What to work on
Write the number of lines holding the word "matplotlib", and nothing else.

Source code of charts
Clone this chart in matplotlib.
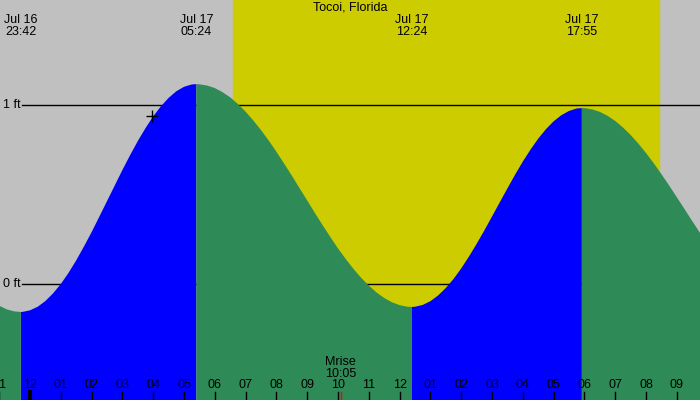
import numpy as np
import matplotlib.pyplot as plt

# 地點
station = 'Tocoi, Florida'
# 潮汐極值 (以 7/17 00:00 起算的小時, 高度 ft)
ext_labels = ['Jul 16\n23:42', 'Jul 17\n05:24', 'Jul 17\n12:24', 'Jul 17\n17:55']
ext_times = [-0.3, 5.4, 12.4, 17.917]
ext_heights = [-0.156, 1.117, -0.128, 0.983]
# 潮位曲線 (每 15 分鐘)
tide_times = [-1.0, -0.75, -0.5, -0.3, -0.25, 0.0, 0.25, 0.5, 0.75, 1.0, 1.25, 1.5, 1.75,
              2.0, 2.25, 2.5, 2.75, 3.0, 3.25, 3.5, 3.75, 4.0, 4.25, 4.5, 4.75, 5.0, 5.25, 5.4,
              5.5, 5.75, 6.0, 6.25, 6.5, 6.75, 7.0, 7.25, 7.5, 7.75, 8.0, 8.25, 8.5, 8.75,
              9.0, 9.25, 9.5, 9.75, 10.0, 10.25, 10.5, 10.75, 11.0, 11.25, 11.5, 11.75, 12.0, 12.25, 12.4,
              12.5, 12.75, 13.0, 13.25, 13.5, 13.75, 14.0, 14.25, 14.5, 14.75, 15.0, 15.25,
              15.5, 15.75, 16.0, 16.25, 16.5, 16.75, 17.0, 17.25, 17.5, 17.75, 17.917,
              18.0, 18.25, 18.5, 18.75, 19.0, 19.25, 19.5, 19.75, 20.0, 20.25, 20.5, 20.75,
              21.0, 21.25, 21.5, 21.75, 22.0]
tide_heights = [-0.121, -0.142, -0.153, -0.156, -0.156, -0.147, -0.127, -0.095, -0.052, 0.000, 0.062, 0.132, 0.209,
                0.290, 0.376, 0.463, 0.550, 0.637, 0.720, 0.799, 0.871, 0.937, 0.993, 1.040, 1.077, 1.102, 1.115, 1.117,
                1.116, 1.109, 1.095, 1.072, 1.043, 1.006, 0.963, 0.914, 0.860, 0.802, 0.739, 0.673, 0.606, 0.536,
                0.467, 0.397, 0.329, 0.263, 0.199, 0.140, 0.085, 0.035, -0.009, -0.047, -0.078, -0.102, -0.118, -0.127, -0.128,
                -0.127, -0.117, -0.096, -0.064, -0.022, 0.028, 0.087, 0.153, 0.224, 0.299, 0.377, 0.456,
                0.534, 0.611, 0.684, 0.751, 0.812, 0.865, 0.909, 0.943, 0.967, 0.981, 0.983,
                0.983, 0.976, 0.962, 0.940, 0.911, 0.875, 0.833, 0.785, 0.732, 0.675, 0.614, 0.551,
                0.485, 0.419, 0.352, 0.287, 0.223]
# 日出日落 / 月出
sunrise = 6.59
sunset = 20.42
moonrise = 10.083
moon_label = 'Mrise\n10:05'
# 目前時間標記
now_time = 3.96
now_height = 0.939
# 時間刻度
hour_ticks = list(range(-1, 22))
hour_labels = ['11', '12', '01', '02', '03', '04', '05', '06', '07', '08', '09', '10', '11',
               '12', '01', '02', '03', '04', '05', '06', '07', '08', '09']
level_ticks = [0, 1]
level_labels = ['0 ft', '1 ft']

plt.rcParams['font.family'] = ['Liberation Sans', 'DejaVu Sans']
fs = 9

fig = plt.figure(figsize=(7, 4), dpi=100)
fig.patch.set_facecolor('#c0c0c0')
ax = fig.add_axes([0, 0, 1, 1])
ax.set_xlim(-0.974, 21.753)
ax.set_ylim(-0.648, 1.587)
ax.axis('off')

# 白天
ax.axvspan(sunrise, sunset, color='#cccc00', zorder=1)

# 水位線
for lv, lab in zip(level_ticks, level_labels):
    ax.axhline(lv, xmin=22 / 700, color='black', lw=1, zorder=2)
    ax.text(3 / 700, lv, lab, transform=ax.get_yaxis_transform(),
            ha='left', va='center', fontsize=fs, zorder=5)

# 漲潮 / 退潮
t = np.array(tide_times)
h = np.array(tide_heights)
rising = np.zeros(len(t), dtype=bool)
for i in range(len(ext_times) - 1):
    if ext_heights[i] < ext_heights[i + 1]:
        rising |= (t >= ext_times[i]) & (t <= ext_times[i + 1])
falling = ~rising
for i in range(len(t)):
    if t[i] in ext_times:
        falling[i] = True
ax.fill_between(t, h, -0.648, where=rising, color='#0000ff', lw=0, zorder=3)
ax.fill_between(t, h, -0.648, where=falling, color='#2e8b57', lw=0, zorder=3)

ax.plot([now_time], [now_height], marker='+', color='black', ms=9, mew=1, zorder=4)

# 標題與極值標籤
tr = ax.get_xaxis_transform()
ax.text(0.5, 1 - 8 / 400, station, transform=ax.transAxes, ha='center', va='center', fontsize=fs)
for et, lab in zip(ext_times, ext_labels):
    ax.text(et, 1 - 26 / 400, lab, transform=tr, ha='center',
            va='center', fontsize=fs, linespacing=0.9)

# 時間刻度
for ht, lab in zip(hour_ticks, hour_labels):
    ax.plot([ht, ht], [0, 8 / 400], color='black', lw=1, transform=tr, zorder=5)
    ax.text(ht, 15 / 400, lab, transform=tr, ha='center', va='center', fontsize=fs, zorder=5)
ax.plot([0, 0], [0, 8 / 400], color='black', lw=3, transform=tr, zorder=5)
ax.plot([moonrise, moonrise], [0, 8 / 400], color='red', lw=1, transform=tr, zorder=5)
ax.text(moonrise, 32 / 400, moon_label, transform=tr, ha='center', va='center',
        fontsize=fs, linespacing=0.9, zorder=5)

plt.savefig('out.png', dpi=100, facecolor='#c0c0c0')
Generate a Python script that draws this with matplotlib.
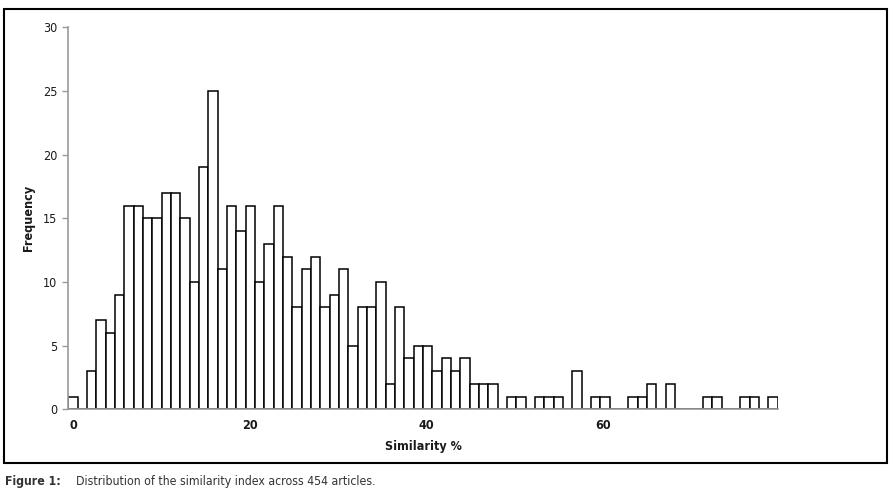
import matplotlib.pyplot as plt
import numpy as np
from matplotlib.patches import Rectangle

# counts per similarity bin (454 articles in total)
counts = [
    1, 0, 3, 7, 6, 9, 16, 16, 15, 15, 17, 17, 15, 10, 19, 25, 11, 16, 14, 16,
    10, 13, 16, 12, 8, 11, 12, 8, 9, 11, 5, 8, 8, 10, 2, 8, 4, 5, 5, 3,
    4, 3, 4, 2, 2, 2, 0, 1, 1, 0, 1, 1, 1, 0, 3, 0, 1, 1, 0, 0,
    1, 1, 2, 0, 2, 0, 0, 0, 1, 1, 0, 0, 1, 1, 0, 1,
]
x_ticks = [0, 20, 40, 60]
y_ticks = [0, 5, 10, 15, 20, 25, 30]
caption_label = "Figure 1:"
caption_text = "Distribution of the similarity index across 454 articles."

# bin edges span the similarity range of the histogram
edges = np.linspace(-0.53, 79.84, len(counts) + 1)
centers = (edges[:-1] + edges[1:]) / 2
widths = np.diff(edges)

plt.rcParams['font.family'] = ['DejaVu Sans']
plt.rcParams['font.stretch'] = 'condensed'
W, H = 893, 496
fig = plt.figure(figsize=(W / 100, H / 100), dpi=100)

left, right = 68.3 / W, 777.7 / W
bottom, top = 1 - 409.3 / H, 1 - 27.4 / H
ax = fig.add_axes([left, bottom, right - left, top - bottom])

ax.bar(centers, counts, width=widths, facecolor='white', edgecolor='black',
       linewidth=1.1, align='center')

ax.set_xlim(edges[0], edges[-1])
ax.set_ylim(0, 30)
ax.set_xticks(x_ticks)
ax.set_xticklabels([str(t) for t in x_ticks], fontweight='bold', fontsize=9)
ax.set_yticks(y_ticks)
ax.set_yticklabels([str(t) for t in y_ticks], fontsize=9)
ax.tick_params(axis='x', length=0, pad=7, colors='#1a1a1a')
ax.tick_params(axis='y', length=4, width=1, color='#999999', pad=4,
               labelcolor='#1a1a1a')

for s in ['top', 'right']:
    ax.spines[s].set_visible(False)
for s in ['left', 'bottom']:
    ax.spines[s].set_color('#999999')
    ax.spines[s].set_linewidth(1.2)

ax.set_xlabel('Similarity %', fontweight='bold', fontsize=9, labelpad=6,
              color='#1a1a1a')
ax.set_ylabel('Frequency', fontweight='bold', fontsize=9, color='#1a1a1a')
ax.yaxis.set_label_coords(-0.047, 0.5)

# frame around the chart
fig.patches.append(Rectangle((4 / W, 1 - 463 / H), 883 / W, 454 / H,
                             transform=fig.transFigure, fill=False,
                             edgecolor='black', linewidth=1.5))

fig.text(5 / W, 1 - 482 / H, caption_label, fontweight='bold', fontsize=8.8,
         va='center', ha='left', color='#333333')
fig.text(76 / W, 1 - 482 / H, caption_text, fontsize=8.8,
         va='center', ha='left', color='#333333')

fig.savefig('out.png', dpi=100)
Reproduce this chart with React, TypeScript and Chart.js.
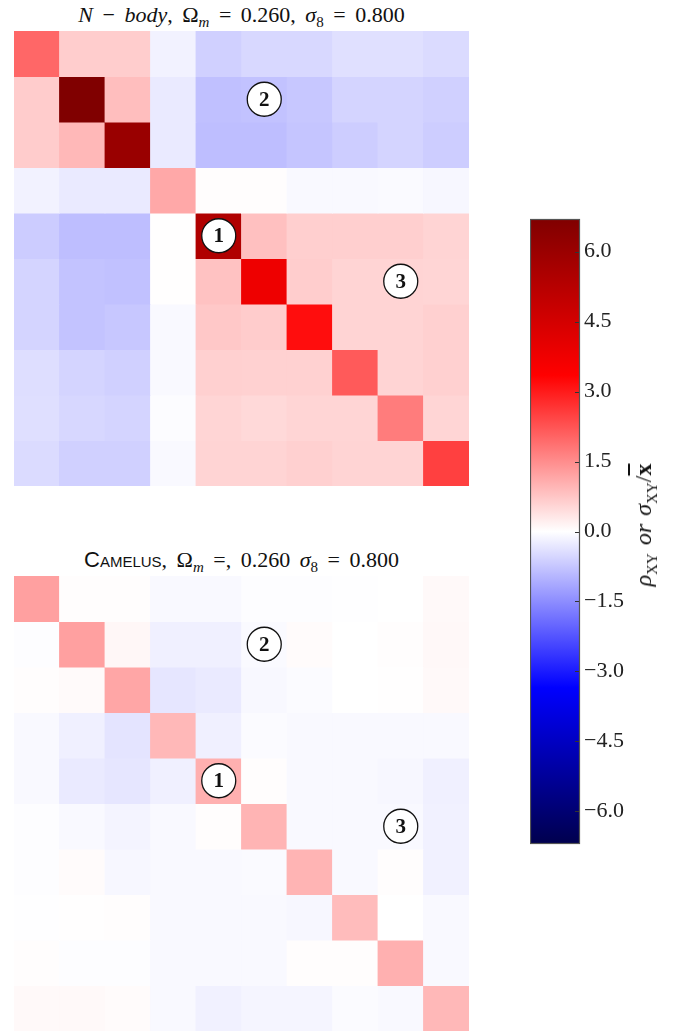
import React, { useEffect, useRef } from 'react';
import { Chart, registerables } from 'chart.js';
Chart.register(...registerables);

const VMIN = -6.7;
const VMAX = 6.7;
const columns = ['0', '1', '2', '3', '4', '5', '6', '7', '8', '9'];
const colorbarTicks = [-6.0, -4.5, -3.0, -1.5, 0.0, 1.5, 3.0, 4.5, 6.0];

// N-body correlation / covariance matrix (rows top to bottom)
const nbodyMatrix: number[][] = [
  [2.0, 0.66, 0.66, -0.17, -0.62, -0.51, -0.51, -0.41, -0.41, -0.47],
  [0.67, 6.7, 0.85, -0.27, -0.83, -0.8, -0.73, -0.57, -0.57, -0.62],
  [0.67, 0.93, 6.03, -0.27, -0.85, -0.85, -0.76, -0.66, -0.57, -0.66],
  [-0.17, -0.27, -0.27, 1.14, 0.02, 0.02, -0.08, -0.08, -0.06, -0.1],
  [-0.67, -0.86, -0.86, 0.01, 5.43, 0.83, 0.63, 0.63, 0.63, 0.57],
  [-0.57, -0.79, -0.82, 0.01, 0.8, 3.8, 0.66, 0.57, 0.57, 0.55],
  [-0.57, -0.79, -0.73, -0.08, 0.72, 0.67, 3.18, 0.57, 0.57, 0.62],
  [-0.44, -0.57, -0.62, -0.08, 0.62, 0.6, 0.6, 2.17, 0.57, 0.62],
  [-0.42, -0.53, -0.57, -0.04, 0.55, 0.5, 0.55, 0.55, 1.72, 0.55],
  [-0.47, -0.62, -0.62, -0.08, 0.57, 0.57, 0.62, 0.57, 0.57, 2.51],
];

// Camelus correlation / covariance matrix (rows top to bottom)
const camelusMatrix: number[][] = [
  [1.25, 0.03, 0.03, -0.08, -0.08, -0.02, -0.02, -0.01, 0.0, 0.08],
  [-0.03, 1.25, 0.1, -0.2, -0.2, -0.06, 0.05, 0.0, 0.02, 0.09],
  [0.02, 0.06, 1.17, -0.33, -0.28, -0.09, -0.05, 0.0, 0.01, 0.08],
  [-0.08, -0.2, -0.35, 0.93, -0.2, -0.05, -0.08, -0.08, -0.08, -0.08],
  [-0.08, -0.28, -0.33, -0.2, 1.04, 0.02, -0.08, -0.08, -0.1, -0.2],
  [-0.03, -0.08, -0.15, -0.08, 0.02, 0.98, -0.08, -0.08, -0.08, -0.18],
  [-0.02, 0.05, -0.1, -0.08, -0.08, -0.06, 0.98, -0.08, 0.02, -0.18],
  [-0.01, 0.01, 0.03, -0.08, -0.08, -0.08, -0.1, 0.88, 0.0, -0.08],
  [0.03, -0.02, -0.02, -0.08, -0.08, -0.08, 0.03, 0.03, 1.04, -0.08],
  [0.08, 0.08, 0.05, -0.08, -0.18, -0.13, -0.13, -0.05, -0.08, 0.93],
];

const annotationLabels = ['1', '2', '3'];
const annotationCols = [4, 5, 8];
const annotationRows = [4.5, 1.5, 5.5];

const SEISMIC: number[][] = [
  [0, 0, 0.3],
  [0, 0, 1],
  [1, 1, 1],
  [1, 0, 0],
  [0.5, 0, 0],
];

function rgbStr(c: number[]) {
  return `rgb(${Math.round(c[0] * 255)},${Math.round(c[1] * 255)},${Math.round(c[2] * 255)})`;
}

function seismic(v: number): string {
  const t = Math.min(1, Math.max(0, (v - VMIN) / (VMAX - VMIN)));
  const p = t * 4;
  const i = Math.min(3, Math.floor(p));
  const f = p - i;
  const a = SEISMIC[i];
  const b = SEISMIC[i + 1];
  return rgbStr([a[0] + (b[0] - a[0]) * f, a[1] + (b[1] - a[1]) * f, a[2] + (b[2] - a[2]) * f]);
}

const annotationPlugin = {
  id: 'circledLabels',
  afterDatasetsDraw(chart: any) {
    const { ctx, scales } = chart;
    ctx.save();
    annotationLabels.forEach((lab, k) => {
      const x = scales.x.getPixelForValue(annotationCols[k]);
      const y = scales.y.getPixelForValue(annotationRows[k]);
      ctx.beginPath();
      ctx.arc(x, y, 17, 0, Math.PI * 2);
      ctx.fillStyle = '#ffffff';
      ctx.fill();
      ctx.lineWidth = 1.3;
      ctx.strokeStyle = '#111111';
      ctx.stroke();
      ctx.fillStyle = '#111111';
      ctx.font = 'bold 21px "Liberation Serif", serif';
      ctx.textAlign = 'center';
      ctx.textBaseline = 'middle';
      ctx.fillText(lab, x, y + 1);
    });
    ctx.restore();
  },
};

function Heatmap({ matrix, style }: { matrix: number[][]; style: React.CSSProperties }) {
  const ref = useRef<HTMLCanvasElement | null>(null);
  useEffect(() => {
    if (!ref.current) return;
    const chart = new Chart(ref.current, {
      type: 'bar',
      data: {
        labels: columns,
        datasets: matrix.map((row, r) => ({
          label: `row ${r}`,
          data: row.map(() => [r, r + 1]),
          backgroundColor: row.map((v) => seismic(v)),
          borderWidth: 0,
          grouped: false,
          categoryPercentage: 1,
          barPercentage: 1,
          inflateAmount: 0.4,
        })) as any,
      },
      options: {
        animation: false,
        responsive: false,
        maintainAspectRatio: false,
        layout: { padding: 0 },
        plugins: { legend: { display: false }, tooltip: { enabled: false }, title: { display: false } },
        scales: {
          x: { display: false, offset: true },
          y: { display: false, min: 0, max: 10, reverse: true },
        },
      },
      plugins: [annotationPlugin],
    });
    return () => chart.destroy();
  }, [matrix]);
  return <canvas ref={ref} width={455} height={455} style={{ position: 'absolute', ...style, width: 455, height: 455 }} />;
}

const cbTickPlugin = {
  id: 'cbTicks',
  afterDatasetsDraw(chart: any) {
    const { ctx, chartArea, scales } = chart;
    ctx.save();
    ctx.strokeStyle = '#333333';
    ctx.lineWidth = 1;
    colorbarTicks.forEach((t) => {
      const y = Math.round(scales.y.getPixelForValue(t)) + 0.5;
      ctx.beginPath();
      ctx.moveTo(chartArea.right - 5, y);
      ctx.lineTo(chartArea.right, y);
      ctx.stroke();
    });
    ctx.strokeStyle = '#555555';
    ctx.lineWidth = 1.2;
    ctx.strokeRect(chartArea.left + 0.5, chartArea.top + 0.5, chartArea.right - chartArea.left - 1, chartArea.bottom - chartArea.top - 1);
    ctx.restore();
  },
};

function Colorbar() {
  const ref = useRef<HTMLCanvasElement | null>(null);
  useEffect(() => {
    if (!ref.current) return;
    const chart = new Chart(ref.current, {
      type: 'bar',
      data: {
        labels: ['cb'],
        datasets: [
          {
            label: 'colorbar',
            data: [[VMIN, VMAX]] as any,
            categoryPercentage: 1,
            barPercentage: 1,
            borderWidth: 0,
            backgroundColor: (c: any) => {
              const ch = c.chart;
              if (!ch.chartArea) return '#ffffff';
              const y0 = ch.scales.y.getPixelForValue(VMIN);
              const y1 = ch.scales.y.getPixelForValue(VMAX);
              const g = ch.ctx.createLinearGradient(0, y0, 0, y1);
              SEISMIC.forEach((s, i) => g.addColorStop(i / 4, rgbStr(s)));
              return g;
            },
          },
        ],
      },
      options: {
        animation: false,
        responsive: false,
        maintainAspectRatio: false,
        layout: { padding: { left: 0, right: 0, top: 19, bottom: 20 } },
        plugins: { legend: { display: false }, tooltip: { enabled: false } },
        scales: {
          x: { display: false, offset: true },
          y: {
            position: 'right',
            min: VMIN,
            max: VMAX,
            grid: { display: false, drawTicks: false, tickLength: 0 },
            border: { display: false },
            afterBuildTicks: (scale: any) => {
              scale.ticks = colorbarTicks.map((v) => ({ value: v }));
            },
            afterFit: (scale: any) => {
              scale.width = 70;
            },
            ticks: {
              padding: 4,
              color: '#222222',
              font: { family: '"Liberation Serif", serif', size: 22 },
              callback: (v: any) => {
                const n = Number(v);
                const s = Math.abs(n).toFixed(1);
                return n < 0 ? '\u2212' + s : s;
              },
            },
          },
        },
      },
      plugins: [cbTickPlugin],
    });
    return () => chart.destroy();
  }, []);
  return <canvas ref={ref} width={120} height={664} style={{ position: 'absolute', left: 530, top: 200, width: 120, height: 664 }} />;
}

const titleStyle: React.CSSProperties = {
  position: 'absolute',
  left: 14,
  width: 455,
  textAlign: 'center',
  fontFamily: '"Liberation Serif", serif',
  fontSize: 22,
  wordSpacing: 4,
  color: '#111',
  whiteSpace: 'nowrap',
  lineHeight: '26px',
};

const subStyle: React.CSSProperties = { fontSize: 15, lineHeight: 0 };

export default function App() {
  return (
    <div style={{ position: 'absolute', left: 0, top: 0, width: 678, height: 1032, background: '#fff', overflow: 'hidden' }}>
      <div style={{ ...titleStyle, top: 2 }}>
        <i>N</i> − <i>body</i>, Ω<sub style={subStyle}><i>m</i></sub> = 0.260, <i>σ</i>
        <sub style={subStyle}>8</sub> = 0.800
      </div>
      <Heatmap matrix={nbodyMatrix} style={{ left: 14, top: 31 }} />
      <div style={{ ...titleStyle, top: 547 }}>
        <span style={{ fontFamily: '"Liberation Sans", sans-serif', fontVariant: 'small-caps', fontSize: 22, wordSpacing: 0 }}>Camelus</span>, Ω
        <sub style={subStyle}><i>m</i></sub> =, 0.260 <i>σ</i>
        <sub style={subStyle}>8</sub> = 0.800
      </div>
      <Heatmap matrix={camelusMatrix} style={{ left: 14, top: 576 }} />
      <Colorbar />
      <div
        style={{
          position: 'absolute',
          left: 643,
          top: 525,
          transform: 'translate(-50%, -50%) rotate(-90deg)',
          fontFamily: '"Liberation Serif", serif',
          fontSize: 24,
          lineHeight: '28px',
          color: '#111',
          whiteSpace: 'nowrap',
          wordSpacing: 2,
        }}
      >
        <i>ρ</i>
        <sub style={{ fontSize: 15, lineHeight: 0 }}>XY</sub> <i>or</i> <i>σ</i>
        <sub style={{ fontSize: 15, lineHeight: 0 }}>XY</sub>/<b style={{ textDecoration: 'overline' }}>x</b>
      </div>
    </div>
  );
}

Result of the task
5